ENGIE will thus deliver 10 cargoes of LNG to BGG over the period November 2016 through February 2017. BGG shall receive the LNG volumes into Caofeidian terminal, in Northern China, where it will be stored, regasified and transported into Beijing’s gas network. LNG deliveries will notably involve floating storage in order to manage the winter peak shaving and flexibility needs of BGG.
This deal further cements ENGIE and BGG’s relationship, following the maiden import of LNG supplied by ENGIE to BGG in 2015, and ensures the security of supply for this winter in Beijing.
Philip Olivier, CEO of ENGIE Global LNG Business Unit, declared: “This new agreement between ENGIE and BGG shows the fruitfulness of the relationship that both companies have built over the last years. We are confident that our cooperation will contribute to cover China’s growing energy needs.”

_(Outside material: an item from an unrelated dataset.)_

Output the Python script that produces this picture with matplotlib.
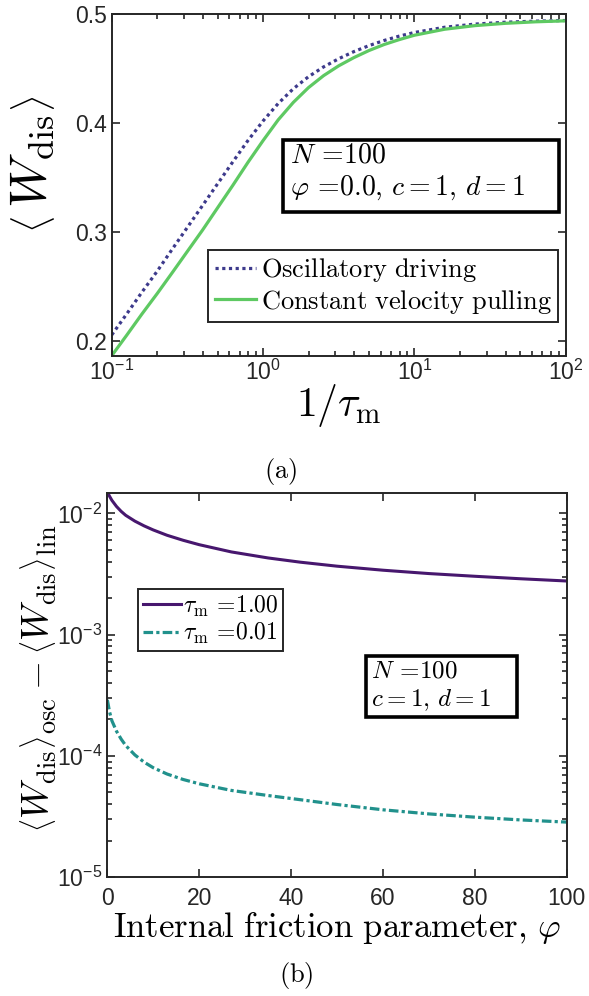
import numpy as np
import matplotlib
matplotlib.use('Agg')
import matplotlib.pyplot as plt
from matplotlib.font_manager import FontProperties
from matplotlib.patches import Rectangle
from matplotlib.ticker import LogLocator, NullFormatter, NullLocator

# tick labels in a Helvetica-like sans, everything else in Computer Modern
plt.rcParams['mathtext.fontset'] = 'custom'
plt.rcParams['mathtext.rm'] = 'Liberation Sans'
plt.rcParams['mathtext.it'] = 'Liberation Sans:italic'
plt.rcParams['mathtext.bf'] = 'Liberation Sans:bold'
plt.rcParams['font.family'] = 'Liberation Sans'

# (a) mean dissipated work vs inverse protocol time
inv_tau = [0.1, 0.126, 0.158, 0.2, 0.251, 0.316, 0.398, 0.501, 0.631, 0.794, 1.0,
           1.259, 1.585, 1.995, 2.512, 3.162, 3.981, 5.012, 6.31, 7.943, 10.0,
           15.85, 25.12, 39.81, 63.1, 100.0]
w_osc = [0.206, 0.2255, 0.245, 0.2645, 0.2845, 0.3045, 0.3245, 0.3445, 0.3645, 0.384,
         0.402, 0.418, 0.4315, 0.4425, 0.4515, 0.459, 0.4655, 0.471, 0.4757, 0.4797,
         0.483, 0.4878, 0.4907, 0.4924, 0.4934, 0.494]
w_lin = [0.187, 0.206, 0.225, 0.244, 0.263, 0.2825, 0.302, 0.3225, 0.343, 0.364,
         0.384, 0.403, 0.419, 0.4325, 0.4435, 0.4525, 0.46, 0.4665, 0.472, 0.4765,
         0.4805, 0.486, 0.4893, 0.4914, 0.4928, 0.4937]

# (b) excess dissipation of oscillatory driving vs internal friction
phi = [0, 0.5, 1, 2, 3, 4, 6, 8, 10, 13, 16.5, 20, 27, 35, 42, 50, 60, 70, 80,
       90, 100]
dw_tau1 = [0.0150, 0.0138, 0.0128, 0.0114, 0.0104, 0.00964, 0.00863, 0.00789, 0.0073,
           0.0066, 0.0060, 0.00552, 0.00481, 0.00429, 0.00396, 0.00367, 0.00340,
           0.00319, 0.00303, 0.00289, 0.00277]
dw_tau001 = [2.9e-4, 2.3e-4, 1.95e-4, 1.6e-4, 1.38e-4, 1.22e-4, 1.02e-4, 8.9e-5,
             8.0e-5, 7.1e-5, 6.4e-5, 5.9e-5, 5.2e-5, 4.72e-5, 4.36e-5, 3.98e-5,
             3.6e-5, 3.33e-5, 3.13e-5, 2.97e-5, 2.85e-5]

c_osc = '#3d3a8c'
c_lin = '#5ec962'
c_tau1 = '#47176e'
c_tau001 = '#21918c'

cm = dict(math_fontfamily='cm')

fig = plt.figure(figsize=(5.89, 9.96), dpi=100)
ax1 = fig.add_axes([0.1897, 0.6429, 0.7708, 0.3431])
ax2 = fig.add_axes([0.1822, 0.1192, 0.7800, 0.3861])

for ax in (ax1, ax2):
    for s in ax.spines.values():
        s.set_linewidth(1.4)
        s.set_color('#262626')
    ax.tick_params(which='both', direction='in', top=True, right=True,
                   width=1.2, color='#262626', labelsize=16.5, labelcolor='#262626')
    ax.tick_params(which='major', length=6)
    ax.tick_params(which='minor', length=3.5)

# --- panel (a)
ax1.plot(inv_tau, w_osc, color=c_osc, lw=2.3, ls=(0, (1, 1.1)), dash_capstyle='butt',
         label=r'$\mathrm{Oscillatory\ driving}$')
ax1.plot(inv_tau, w_lin, color=c_lin, lw=2.3, label=r'$\mathrm{Constant\ velocity\ pulling}$')
ax1.set_xscale('log')
ax1.set_xlim(0.1, 100)
ax1.set_ylim(0.187, 0.5)
ax1.set_yticks([0.2, 0.3, 0.4, 0.5])
ax1.set_yticklabels(['0.2', '0.3', '0.4', '0.5'])
ax1.xaxis.set_minor_locator(LogLocator(base=10, subs=np.arange(2, 10), numticks=10))
ax1.xaxis.set_minor_formatter(NullFormatter())
ax1.set_xticks([0.1, 1, 10, 100])
ax1.set_xticklabels([r'$10^{-1}$', r'$10^{0}$', r'$10^{1}$', r'$10^{2}$'])
ax1.tick_params(axis='x', pad=3)

ax1.set_xlabel(r'$1/\tau_{\rm m}$', fontsize=30, labelpad=-2, **cm)
ax1.set_ylabel(r'$\left\langle\,W_{\rm dis}\right\rangle$', fontsize=37, **cm)
ax1.yaxis.set_label_coords(-0.118, 0.56)

leg1 = ax1.legend(loc='lower right', bbox_to_anchor=(0.984, 0.098),
                  prop=FontProperties(size=19, math_fontfamily='cm'),
                  fancybox=False, edgecolor='#262626', framealpha=1,
                  handlelength=1.55, handletextpad=0.2, borderpad=0.25,
                  labelspacing=0.12, borderaxespad=0)
leg1.get_frame().set_linewidth(1.4)

# parameter box for (a)
ax1.add_patch(Rectangle((0.377, 0.4205), 0.608, 0.2105, transform=ax1.transAxes,
                        fc='white', ec='black', lw=2.6, zorder=5))
ax1.text(0.392, 0.585, r'$N\,=\!100$', transform=ax1.transAxes, fontsize=20,
         va='center', ha='left', zorder=6, **cm)
ax1.text(0.392, 0.49, r'$\varphi\,=\!0.0,\,c=1,\,d=1$', transform=ax1.transAxes,
         fontsize=20, va='center', ha='left', zorder=6, **cm)

fig.text(0.477, 0.527, r'$\mathrm{(a)}$', ha='center', va='center', fontsize=19, **cm)

# --- panel (b)
ax2.plot(phi, dw_tau1, color=c_tau1, lw=2.2, label=r'$\tau_{\rm m}\,=\!1.00$')
ax2.plot(phi, dw_tau001, color=c_tau001, lw=2.3, ls=(0, (3, 1, 1, 1)),
         dash_capstyle='butt', label=r'$\tau_{\rm m}\,=\!0.01$')
ax2.set_yscale('log')
ax2.set_xlim(0, 100)
ax2.set_ylim(1e-5, 0.0148)
ax2.set_xticks([0, 20, 40, 60, 80, 100])
ax2.xaxis.set_minor_locator(NullLocator())
ax2.yaxis.set_minor_locator(LogLocator(base=10, subs=np.arange(2, 10), numticks=10))
ax2.yaxis.set_minor_formatter(NullFormatter())
ax2.set_yticks([1e-5, 1e-4, 1e-3, 1e-2])
ax2.set_yticklabels([r'$10^{-5}$', r'$10^{-4}$', r'$10^{-3}$', r'$10^{-2}$'])
ax2.tick_params(axis='x', pad=7)

ax2.set_xlabel(r'$\mathrm{Internal\ friction\ parameter},\,\varphi$', fontsize=25,
               labelpad=0, **cm)
ax2.set_ylabel(r'$\left\langle W_{\rm dis}\right\rangle_{\rm osc} - '
               r'\left\langle W_{\rm dis}\right\rangle_{\rm lin}$',
               fontsize=27, **cm)
ax2.yaxis.set_label_coords(-0.107, 0.518)

leg2 = ax2.legend(loc='upper left', bbox_to_anchor=(0.067, 0.75),
                  prop=FontProperties(size=17, math_fontfamily='cm'),
                  fancybox=False, edgecolor='#262626', framealpha=1,
                  handlelength=1.6, handletextpad=0.1, borderpad=0.2,
                  labelspacing=0.12, borderaxespad=0)
leg2.get_frame().set_linewidth(1.4)

# parameter box for (b)
ax2.add_patch(Rectangle((0.563, 0.417), 0.329, 0.158, transform=ax2.transAxes,
                        fc='white', ec='black', lw=2.6, zorder=5))
ax2.text(0.575, 0.537, r'$N\,=\!100$', transform=ax2.transAxes, fontsize=18,
         va='center', ha='left', zorder=6, **cm)
ax2.text(0.575, 0.46, r'$c=1,\,d=1$', transform=ax2.transAxes, fontsize=18,
         va='center', ha='left', zorder=6, **cm)

fig.text(0.503, 0.021, r'$\mathrm{(b)}$', ha='center', va='center', fontsize=19, **cm)

fig.savefig('out.png', dpi=100)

Jean-Marc Guyot, CEO of ENGIE China Business Unit, completed: “ENGIE and Beijing Enterprises Group - the mother company of BGG - have signed in 2015 a strategic partnership in different domains (training, infrastructures, energy efficiency, LNG…). This new agreement is a significant step forward for Beijing City and Hebei province by ensuring reliable gas supply to customers in the winter period while reducing environmental impact.”
ENGIE has been present in China for over 40 years. In 2008, the Group opened its first representative office in China and started to develop relationship and cooperation with Chinese partners in the energy field such as natural gas, LNG, gas infrastructures, energy services and engineering services, for projects in China as well as in overseas markets.
ENGIE is a global LNG player and the main European LNG importer, with a diversified LNG supply portfolio and a fleet of 12 LNG carriers, including two Floating Storage and Regasification Units (FSRU). ENGIE constantly optimizes its LNG sourcing and shipping portfolio both to manage long term commitments and short term opportunities. The Group owns and operates several LNG terminals around the world.
ENGIE (engie.com) develops its businesses (power, natural gas, energy services) around a model based on responsible growth to take on the major challenges of energy’s transition to a low-carbon economy: access to sustainable energy, climate-change mitigation and adaptation, and the rational use of resources. The Group provides individuals, cities and businesses with highly efficient and innovative solutions largely based on its expertise in four key sectors: renewable energy, energy efficiency, liquefied natural gas and digital technology. ENGIE employs 154,950 people worldwide and achieved revenues of €69.9 billion in 2015. The Group is listed on the Paris and Brussels stock exchanges (ENGI) and is represented in the main international indices: CAC 40, BEL 20, DJ Euro Stoxx 50, Euronext 100, FTSE Eurotop 100, MSCI Europe, DJSI World, DJSI Europe and Euronext Vigeo (Eurozone 120, Europe 120 and France 20).